Dual citizenship
Eugene Volokh
volokh at mail.law.ucla.edu
Sun Sep 16 18:13:28 PDT 2001
Hmm -- is the claim really that the government may never discriminate
against dual citizens of both the U.S. and an enemy nation? (I set aside
the much harder question of the non-dual citizens.)
To begin with, we're talking here not about *race* discrimination, but
*citizenship status* discrimination. I realize the two may overlap in such
situations, but there is an important different of principle here. During
World War II, for instance, I take it that everyone would agree that we were
entitled to treat Japanese *citizens* differently from, say, Canadian
citizens. The status of being a citizen of an enemy nation is surely a
permissible basis for government classification. (Let's set aside for a
moment the question whether Japanese, German, and Italian citizens could be
treated differently; I suspect that even this discrimination wouldn't be
subject to strict scrutiny, but surely it isn't the case that citizenship
status discrimination as such is subject to strict scrutiny.)

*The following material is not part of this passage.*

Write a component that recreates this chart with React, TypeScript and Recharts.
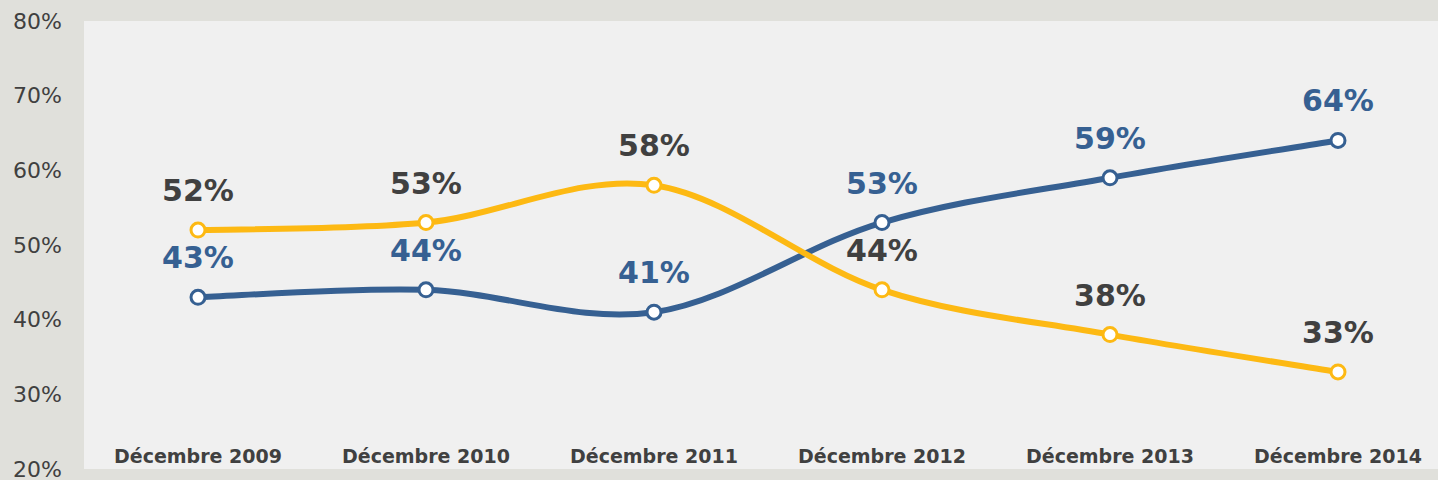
import { LineChart, Line, XAxis, YAxis, CartesianGrid, LabelList } from 'recharts'

const months = [
  'Décembre 2009',
  'Décembre 2010',
  'Décembre 2011',
  'Décembre 2012',
  'Décembre 2013',
  'Décembre 2014',
]
const blueValues = [43, 44, 41, 53, 59, 64]
const yellowValues = [52, 53, 58, 44, 38, 33]
const yTicks = [20, 30, 40, 50, 60, 70, 80]

const BLUE = '#366092'
const YELLOW = '#FDB913'
const TEXT = '#404040'
const FONT = '"DejaVu Sans", Verdana, sans-serif'

const chartData = months.map((month, i) => ({
  month,
  blue: blueValues[i],
  yellow: yellowValues[i],
}))

// Excel-like smoothing (uniform Catmull-Rom as cubic beziers)
function smoothCurve(context: any) {
  let pts: [number, number][] = []
  return {
    areaStart() {},
    areaEnd() {},
    lineStart() {
      pts = []
    },
    point(x: number, y: number) {
      pts.push([+x, +y])
    },
    lineEnd() {
      if (!pts.length) return
      context.moveTo(pts[0][0], pts[0][1])
      for (let i = 0; i < pts.length - 1; i++) {
        const p0 = pts[Math.max(i - 1, 0)]
        const p1 = pts[i]
        const p2 = pts[i + 1]
        const p3 = pts[Math.min(i + 2, pts.length - 1)]
        context.bezierCurveTo(
          p1[0] + (p2[0] - p0[0]) / 6,
          p1[1] + (p2[1] - p0[1]) / 6,
          p2[0] - (p3[0] - p1[0]) / 6,
          p2[1] - (p3[1] - p1[1]) / 6,
          p2[0],
          p2[1],
        )
      }
    },
  }
}

function XTick(props: any) {
  const { x, payload } = props
  return (
    <text
      x={x}
      y={463}
      textAnchor="middle"
      fill={TEXT}
      fontFamily={FONT}
      fontWeight="bold"
      fontSize={19}
    >
      {payload.value}
    </text>
  )
}

function makeLabel(color: string) {
  return (props: any) => {
    const { x, y, value } = props
    return (
      <text
        x={x}
        y={y - 29}
        textAnchor="middle"
        fill={color}
        fontFamily={FONT}
        fontWeight="bold"
        fontSize={30}
      >
        {value}%
      </text>
    )
  }
}

export default function App() {
  return (
    <div
      style={{
        position: 'absolute',
        top: 0,
        left: 0,
        width: 1438,
        height: 480,
        overflow: 'hidden',
        background: '#E0E0DB',
      }}
    >
      <LineChart
        width={1452}
        height={480}
        data={chartData}
        margin={{ top: 21, right: 0, bottom: 0, left: 0 }}
      >
        <CartesianGrid fill="#F0F0F0" horizontal={false} vertical={false} stroke="none" />
        <XAxis
          dataKey="month"
          height={11}
          padding={{ left: 114, right: 114 }}
          axisLine={false}
          tickLine={false}
          tick={<XTick />}
          interval={0}
        />
        <YAxis
          width={84}
          domain={[20, 80]}
          ticks={yTicks}
          interval={0}
          axisLine={false}
          tickLine={false}
          tickSize={0}
          tickMargin={22}
          tickFormatter={(v: number) => `${v}%`}
          tick={{ fill: TEXT, fontSize: 22, fontFamily: FONT }}
        />
        <Line
          dataKey="blue"
          type={smoothCurve as any}
          stroke={BLUE}
          strokeWidth={6}
          dot={{ r: 7, fill: '#FFFFFF', stroke: BLUE, strokeWidth: 3 }}
          activeDot={false}
          isAnimationActive={false}
        >
          <LabelList dataKey="blue" content={makeLabel(BLUE)} />
        </Line>
        <Line
          dataKey="yellow"
          type={smoothCurve as any}
          stroke={YELLOW}
          strokeWidth={6}
          dot={{ r: 7, fill: '#FFFFFF', stroke: YELLOW, strokeWidth: 3 }}
          activeDot={false}
          isAnimationActive={false}
        >
          <LabelList dataKey="yellow" content={makeLabel(TEXT)} />
        </Line>
      </LineChart>
    </div>
  )
}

But what about dual citizens, who are also American citizens? Well, I
certainly sympathize much more with their plight; but I'm not sure whether
the Constitution protects them against discrimination based on their having
another form of citizenship other than American. Yes, if someone is an
American citizen, we should generally assume (absent other evidence) that
he's loyal to the U.S. On the other hand, if someone is a German citizen,
we can likewise assume -- with no bigotry or insult -- that he's loyal to
Germany; people are usually supposed to be loyal to their country of
citizenship. If he's a citizen of both countries, we have a problem here:
We have some reason to think that he feels loyalty to both, but we don't
know which loyalty is stronger. Today, of course, that dual loyalty doesn't
matter; in December 1941, it obviously mattered a lot. Sounds like very
good reason (and, since strict scrutiny isn't implicated, a perfectly
constitutional reason) to investigate this person further -- and in a close
case, to take at least certain forms of action detrimental to him, such as
not hiring him in a sensitive military position. (I reserve the question of
when it should be permissible to intern people who are citizens both of the
U.S. and an enemy nation.)
Citizenship is not an irrelevant characteristic. Nor is it a
characteristic that, like race or ethnicity, might be statistically
probative of certain attitudes, but that we should strive to ignore.
Citizenship matters, it should continue to matter, and it seems to me that
the government may act as if it matters.
Shubha Ghosh writes:
> The argument for rational discrimination based on the
> divided loyalties of dual citizens or naturalized
> citizens seems as weak as the arguments that gay
> individuals should be signalled out as security risks
> because of the risk of blackmail (a rationale I
> understand that was quite common under the Hoover
> administration and perhaps still exists now).